In Nash v Gilbert, the husband owned two properties at the date of separation in 1989. The wife brought proceedings in 1990 in which she sought an equalization of net family property. In 1991 the husband transferred title to the two properties. The wife obtained orders ex parte authorizing the issuance of Certificates of Pending Litigation against title to both properties. The Answer of the husband had been struck. The wife brought a motion for an order adding the owners of the two properties as parties to her action and other relief. One of the purchasers brought a motion for an order vacating the CPL against title to the Port Colborne property for several reasons including that the wife had not raised an interest in the lands. In her affidavit, the wife claimed that the transfers were designed to defeat her claims to an equalization payment.
Mendes Da Costa J. noted McMurdo as well as the authorities on which Master Peppiatt had relied.
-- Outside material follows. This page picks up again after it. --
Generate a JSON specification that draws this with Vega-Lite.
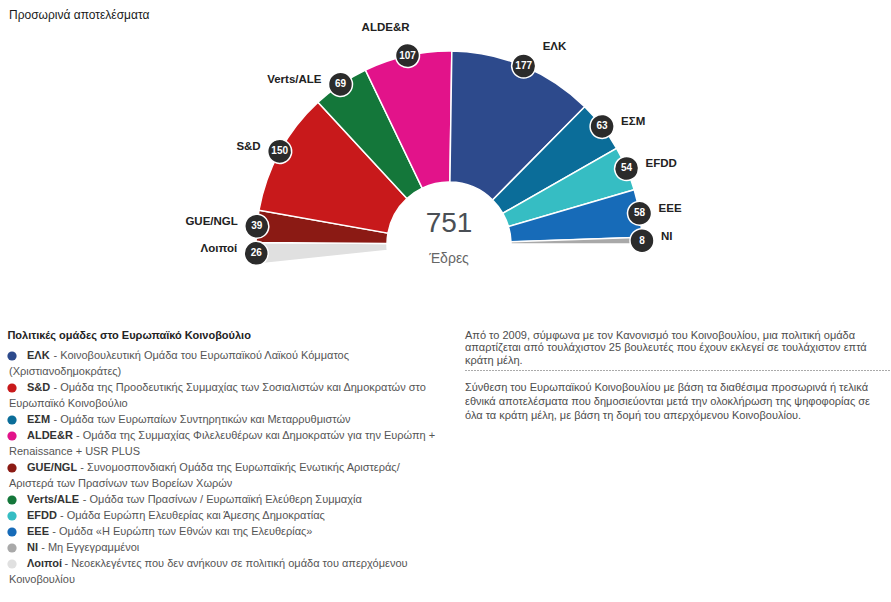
{
  "$schema": "https://vega.github.io/schema/vega-lite/v6.json",
  "background": "white",
  "padding": {"left": 7, "top": 8, "right": 3, "bottom": 3},
  "config": {"view": {"stroke": null}, "font": "Liberation Sans"},
  "datasets": {
    "seats": [
      {"party": "Λοιποί", "seats": 26, "order": 1},
      {"party": "GUE/NGL", "seats": 39, "order": 2},
      {"party": "S&D", "seats": 150, "order": 3},
      {"party": "Verts/ALE", "seats": 69, "order": 4},
      {"party": "ALDE&R", "seats": 107, "order": 5},
      {"party": "ΕΛΚ", "seats": 177, "order": 6},
      {"party": "ΕΣΜ", "seats": 63, "order": 7},
      {"party": "EFDD", "seats": 54, "order": 8},
      {"party": "ΕΕΕ", "seats": 58, "order": 9},
      {"party": "NI", "seats": 8, "order": 10}
    ],
    "legend": [
      {"party": "ΕΛΚ", "text": "- Κοινοβουλευτική Ομάδα του Ευρωπαϊκού Λαϊκού Κόμματος"},
      {"party": "", "text": "(Χριστιανοδημοκράτες)"},
      {"party": "S&D", "text": "- Ομάδα της Προοδευτικής Συμμαχίας των Σοσιαλιστών και Δημοκρατών στο"},
      {"party": "", "text": "Ευρωπαϊκό Κοινοβούλιο"},
      {"party": "ΕΣΜ", "text": "- Ομάδα των Ευρωπαίων Συντηρητικών και Μεταρρυθμιστών"},
      {"party": "ALDE&R", "text": "- Ομάδα της Συμμαχίας Φιλελευθέρων και Δημοκρατών για την Ευρώπη +"},
      {"party": "", "text": "Renaissance + USR PLUS"},
      {"party": "GUE/NGL", "text": "- Συνομοσπονδιακή Ομάδα της Ευρωπαϊκής Ενωτικής Αριστεράς/"},
      {"party": "", "text": "Αριστερά των Πρασίνων των Βορείων Χωρών"},
      {"party": "Verts/ALE", "text": "- Ομάδα των Πρασίνων / Ευρωπαϊκή Ελεύθερη Συμμαχία"},
      {"party": "EFDD", "text": "- Ομάδα Ευρώπη Ελευθερίας και Άμεσης Δημοκρατίας"},
      {"party": "ΕΕΕ", "text": "- Ομάδα «Η Ευρώπη των Εθνών και της Ελευθερίας»"},
      {"party": "NI", "text": "- Μη Εγγεγραμμένοι"},
      {"party": "Λοιποί", "text": "- Νεοεκλεγέντες που δεν ανήκουν σε πολιτική ομάδα του απερχόμενου"},
      {"party": "", "text": "Κοινοβουλίου"}
    ],
    "notes": [
      {"p": 1, "text": "Από το 2009, σύμφωνα με τον Κανονισμό του Κοινοβουλίου, μια πολιτική ομάδα\nαπαρτίζεται από τουλάχιστον 25 βουλευτές που έχουν εκλεγεί σε τουλάχιστον επτά\nκράτη μέλη."},
      {"p": 2, "text": "Σύνθεση του Ευρωπαϊκού Κοινοβουλίου με βάση τα διαθέσιμα προσωρινά ή τελικά\nεθνικά αποτελέσματα που δημοσιεύονται μετά την ολοκλήρωση της ψηφοφορίας σε\nόλα τα κράτη μέλη, με βάση τη δομή του απερχόμενου Κοινοβουλίου."}
    ]
  },
  "title": {"text": "Προσωρινά αποτελέσματα", "anchor": "start", "frame": "group", "offset": 0, "fontSize": 12, "fontWeight": "normal", "color": "#1a1a1a", "font": "Liberation Sans"},
  "bounds": "flush",
  "spacing": 104,
  "vconcat": [
    {
      "width": 880,
      "height": 222,
      "data": {"name": "seats"},
      "layer": [
        {
          "mark": {"type": "arc", "radius": 193, "radius2": 62, "stroke": "white", "strokeWidth": 1.5, "y": "height"},
          "encoding": {
            "theta": {"field": "seats", "type": "quantitative", "stack": true, "scale": {"range": [-1.6755, 1.5708], "nice": false, "zero": true}},
            "order": {"field": "order", "type": "quantitative"},
            "color": {"field": "party", "type": "nominal", "legend": null,
              "scale": {"domain": ["Λοιποί", "GUE/NGL", "S&D", "Verts/ALE", "ALDE&R", "ΕΛΚ", "ΕΣΜ", "EFDD", "ΕΕΕ", "NI"],
                        "range": ["#e0e0e0", "#8b1a14", "#c8191b", "#14773a", "#e2138a", "#2d4a8c", "#0b6d99", "#36bdc3", "#176bb8", "#a9a9a9"]}}
          }
        },
        {
          "transform": [
            {"stack": "seats", "groupby": [], "sort": [{"field": "order", "order": "ascending"}], "as": ["s0", "s1"]},
            {"fold": ["s0", "s1"], "as": ["edge", "pos"]},
            {"aggregate": [{"op": "mean", "field": "pos", "as": "mid"}], "groupby": ["party"]}
          ],
          "mark": {"type": "point", "shape": "M -12,-193 A 12,12 0 1,0 12,-193 A 12,12 0 1,0 -12,-193 Z", "size": 4, "filled": true, "fill": "#2b2b2b", "stroke": "white", "strokeWidth": 1.5, "opacity": 1, "y": "height"},
          "encoding": {
            "angle": {"field": "mid", "type": "quantitative", "scale": {"domain": [0, 751], "range": [-96, 90], "nice": false, "zero": false}}
          }
        },
        {
          "mark": {"type": "text", "radius": 193, "y": "height", "fill": "white", "fontSize": 10, "fontWeight": "bold", "font": "Liberation Sans", "align": "center", "baseline": "middle"},
          "encoding": {
            "theta": {"field": "seats", "type": "quantitative", "stack": true, "scale": {"range": [-1.6755, 1.5708], "nice": false, "zero": true}},
            "order": {"field": "order", "type": "quantitative"},
            "text": {"field": "seats", "type": "quantitative"}
          }
        },
        {
          "mark": {"type": "text", "radius": 193, "y": "height", "dx": -19, "dy": -4, "align": "right", "baseline": "middle", "fill": "#222", "fontSize": 11.5, "fontWeight": "bold", "font": "Liberation Sans"},
          "encoding": {
            "theta": {"field": "seats", "type": "quantitative", "stack": true, "scale": {"range": [-1.6755, 1.5708], "nice": false, "zero": true}},
            "order": {"field": "order", "type": "quantitative"},
            "text": {"condition": {"test": "datum.order <= 4", "field": "party"}, "value": ""}
          }
        },
        {
          "mark": {"type": "text", "radius": 193, "y": "height", "dx": 2, "dy": -28, "align": "right", "baseline": "middle", "fill": "#222", "fontSize": 11.5, "fontWeight": "bold", "font": "Liberation Sans"},
          "encoding": {
            "theta": {"field": "seats", "type": "quantitative", "stack": true, "scale": {"range": [-1.6755, 1.5708], "nice": false, "zero": true}},
            "order": {"field": "order", "type": "quantitative"},
            "text": {"condition": {"test": "datum.order == 5", "field": "party"}, "value": ""}
          }
        },
        {
          "mark": {"type": "text", "radius": 193, "y": "height", "dx": 19, "dy": -19, "align": "left", "baseline": "middle", "fill": "#222", "fontSize": 11.5, "fontWeight": "bold", "font": "Liberation Sans"},
          "encoding": {
            "theta": {"field": "seats", "type": "quantitative", "stack": true, "scale": {"range": [-1.6755, 1.5708], "nice": false, "zero": true}},
            "order": {"field": "order", "type": "quantitative"},
            "text": {"condition": {"test": "datum.order == 6", "field": "party"}, "value": ""}
          }
        },
        {
          "mark": {"type": "text", "radius": 193, "y": "height", "dx": 19, "dy": -4, "align": "left", "baseline": "middle", "fill": "#222", "fontSize": 11.5, "fontWeight": "bold", "font": "Liberation Sans"},
          "encoding": {
            "theta": {"field": "seats", "type": "quantitative", "stack": true, "scale": {"range": [-1.6755, 1.5708], "nice": false, "zero": true}},
            "order": {"field": "order", "type": "quantitative"},
            "text": {"condition": {"test": "datum.order >= 7", "field": "party"}, "value": ""}
          }
        },
        {
          "transform": [{"aggregate": [{"op": "sum", "field": "seats", "as": "total"}]}],
          "mark": {"type": "text", "y": "height", "dy": -12, "align": "center", "baseline": "alphabetic", "fontSize": 28, "fill": "#4a4f55", "font": "Liberation Sans"},
          "encoding": {"text": {"field": "total", "type": "quantitative"}}
        },
        {
          "transform": [{"aggregate": [{"op": "sum", "field": "seats", "as": "total"}]}],
          "mark": {"type": "text", "text": "Έδρες", "y": "height", "dy": 19, "align": "center", "baseline": "alphabetic", "fontSize": 14, "fill": "#666", "font": "Liberation Sans"},
          "encoding": {}
        }
      ]
    },
    {
      "bounds": "flush",
      "spacing": 450,
      "hconcat": [
        {
          "width": 6,
          "height": 240,
          "data": {"name": "legend"},
          "title": {"text": "Πολιτικές ομάδες στο Ευρωπαϊκό Κοινοβούλιο", "anchor": "start", "fontSize": 11, "fontWeight": "bold", "color": "#222", "offset": 7, "font": "Liberation Sans"},
          "encoding": {"y": {"field": "text", "type": "nominal", "sort": null, "axis": null}},
          "layer": [
            {
              "mark": {"type": "point", "filled": true, "opacity": 1, "strokeWidth": 0},
              "encoding": {
                "color": {"field": "party", "type": "nominal", "legend": null,
                  "scale": {"domain": ["Λοιποί", "GUE/NGL", "S&D", "Verts/ALE", "ALDE&R", "ΕΛΚ", "ΕΣΜ", "EFDD", "ΕΕΕ", "NI"],
                            "range": ["#e0e0e0", "#8b1a14", "#c8191b", "#14773a", "#e2138a", "#2d4a8c", "#0b6d99", "#36bdc3", "#176bb8", "#a9a9a9"]}},
                "size": {"condition": {"test": "datum.party === ''", "value": 0}, "value": 85}
              }
            },
            {
              "mark": {"type": "text", "align": "left", "baseline": "middle", "dx": 15, "fontSize": 11, "fontWeight": "bold", "fill": "#333", "font": "Liberation Sans"},
              "encoding": {"text": {"field": "party"}}
            },
            {
              "mark": {"type": "text", "align": "left", "baseline": "middle", "dx": -3, "fontSize": 11, "fill": "#555", "font": "Liberation Sans"},
              "encoding": {"text": {"condition": {"test": "datum.party === ''", "field": "text"}, "value": ""}}
            },
            {
              "mark": {"type": "text", "align": "left", "baseline": "middle", "dx": 41.5, "fontSize": 11, "fill": "#555", "font": "Liberation Sans"},
              "encoding": {"text": {"condition": {"test": "indexof(['ΕΛΚ', 'S&D', 'ΕΣΜ'], datum.party) >= 0", "field": "text"}, "value": ""}}
            },
            {
              "mark": {"type": "text", "align": "left", "baseline": "middle", "dx": 40.3, "fontSize": 11, "fill": "#555", "font": "Liberation Sans"},
              "encoding": {"text": {"condition": {"test": "datum.party === 'ΕΕΕ'", "field": "text"}, "value": ""}}
            },
            {
              "mark": {"type": "text", "align": "left", "baseline": "middle", "dx": 64, "fontSize": 11, "fill": "#555", "font": "Liberation Sans"},
              "encoding": {"text": {"condition": {"test": "datum.party === 'ALDE&R'", "field": "text"}, "value": ""}}
            },
            {
              "mark": {"type": "text", "align": "left", "baseline": "middle", "dx": 68.3, "fontSize": 11, "fill": "#555", "font": "Liberation Sans"},
              "encoding": {"text": {"condition": {"test": "datum.party === 'GUE/NGL'", "field": "text"}, "value": ""}}
            },
            {
              "mark": {"type": "text", "align": "left", "baseline": "middle", "dx": 70.8, "fontSize": 11, "fill": "#555", "font": "Liberation Sans"},
              "encoding": {"text": {"condition": {"test": "datum.party === 'Verts/ALE'", "field": "text"}, "value": ""}}
            },
            {
              "mark": {"type": "text", "align": "left", "baseline": "middle", "dx": 48, "fontSize": 11, "fill": "#555", "font": "Liberation Sans"},
              "encoding": {"text": {"condition": {"test": "datum.party === 'EFDD'", "field": "text"}, "value": ""}}
            },
            {
              "mark": {"type": "text", "align": "left", "baseline": "middle", "dx": 29.2, "fontSize": 11, "fill": "#555", "font": "Liberation Sans"},
              "encoding": {"text": {"condition": {"test": "datum.party === 'NI'", "field": "text"}, "value": ""}}
            },
            {
              "mark": {"type": "text", "align": "left", "baseline": "middle", "dx": 52.5, "fontSize": 11, "fill": "#555", "font": "Liberation Sans"},
              "encoding": {"text": {"condition": {"test": "datum.party === 'Λοιποί'", "field": "text"}, "value": ""}}
            }
          ]
        },
        {
          "width": 425,
          "height": 22,
          "data": {"name": "notes"},
          "encoding": {
            "x": {"datum": 0, "type": "quantitative", "scale": {"domain": [0, 1], "nice": false},
                  "axis": {"orient": "bottom", "domain": true, "domainDash": [1, 2], "domainColor": "#555", "domainWidth": 1, "ticks": false, "labels": false, "grid": false, "title": null}}
          },
          "layer": [
            {
              "transform": [{"filter": "datum.p == 1"}],
              "mark": {"type": "text", "align": "left", "baseline": "alphabetic", "dy": -20.5, "lineBreak": "\n", "lineHeight": 12.5, "fontSize": 11, "fill": "#4d4d4d", "font": "Liberation Sans"},
              "encoding": {"text": {"field": "text"}}
            },
            {
              "transform": [{"filter": "datum.p == 2"}],
              "mark": {"type": "text", "align": "left", "baseline": "alphabetic", "dy": 31.5, "lineBreak": "\n", "lineHeight": 14.3, "fontSize": 11, "fill": "#4d4d4d", "font": "Liberation Sans"},
              "encoding": {"text": {"field": "text"}}
            }
          ]
        }
      ]
    }
  ]
}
He referred as well to Bajada v Bajada (1991) 1991 12840 (ON SC), 32 R.F.L. (3d) 70 in which the court had held that a claim for an interest based on constructive trust did place an interest in land into question. He referred to Bank of Montreal v Ewing (1982) 1982 1794 (ON SC), 35 O.R. (2d) 225 (Div. Ct.) and Chilian v. Augdome Corp. (1991) 1991 7335 (ON CA), 2 O.R. (3d) 696 (OCA) for the proposition that the applicant did not have to claim an interest in the land in question but rather a CPL could be authorized if “any title to or interest in land is brought in question”. At paragraph 18- 19, he held as follows:
However, in proceedings for a certificate of pending litigation, there is no requirement that the non-titled spouse should claim an interest in land. As the law has evolved, the test is whether an interest in land is “brought in question”. In its preamble, the Family Law Act recognizes marriage as a “form of partnership”, and expresses the necessity to provide in law for the “orderly and equitable settlement of the affairs of the spouses upon the breakdown of the partnership”. The elaborate provisions contained in Part I are designed to achieve this result. As part of the process, the Act recognizes the obvious fact that the “values” to be equalized flow from the spousal property. Thus, an order for preservation may be granted under section 12 of the Act, if the court considers it necessary for the protection of the “other spouse’s interests under this Part”. Further, an equalization application may result in an order for the sale or other disposition of property, including the matrimonial home, under the wide powers conferred by section 9 of the Act. In circumstances of this nature, it does not seem an extravagant use of language to suggest that an application for an equalization payment does bring an interest in land in question, and that the claimant spouse should be afforded the protection of a certificate. Indeed, absent this protection, the statutory scheme could be defeated should the property in issue come into the hands of a bona fide purchaser for value without notice.
Be this as it may, the claim of the applicant to an equalization payment does not stand alone. The affidavit of the applicant is made in support of her claim to set aside the transfer of the Port Colborne property. . . While the applicant has no interest in the Port Colborne property, the certificate should not be vacated. I am of the view that a claim to set aside a transfer of property, in order to realize an entitlement to an equalization payment, does bring an interest in land in question and is sufficient to ground a certificate of pending litigation. I find further that the applicant has adduced sufficient evidence to establish a reasonable claim. I hasten to add that it is not my task to assess credibility or to comment on the merits of the case, functions that must be left to the trial judge.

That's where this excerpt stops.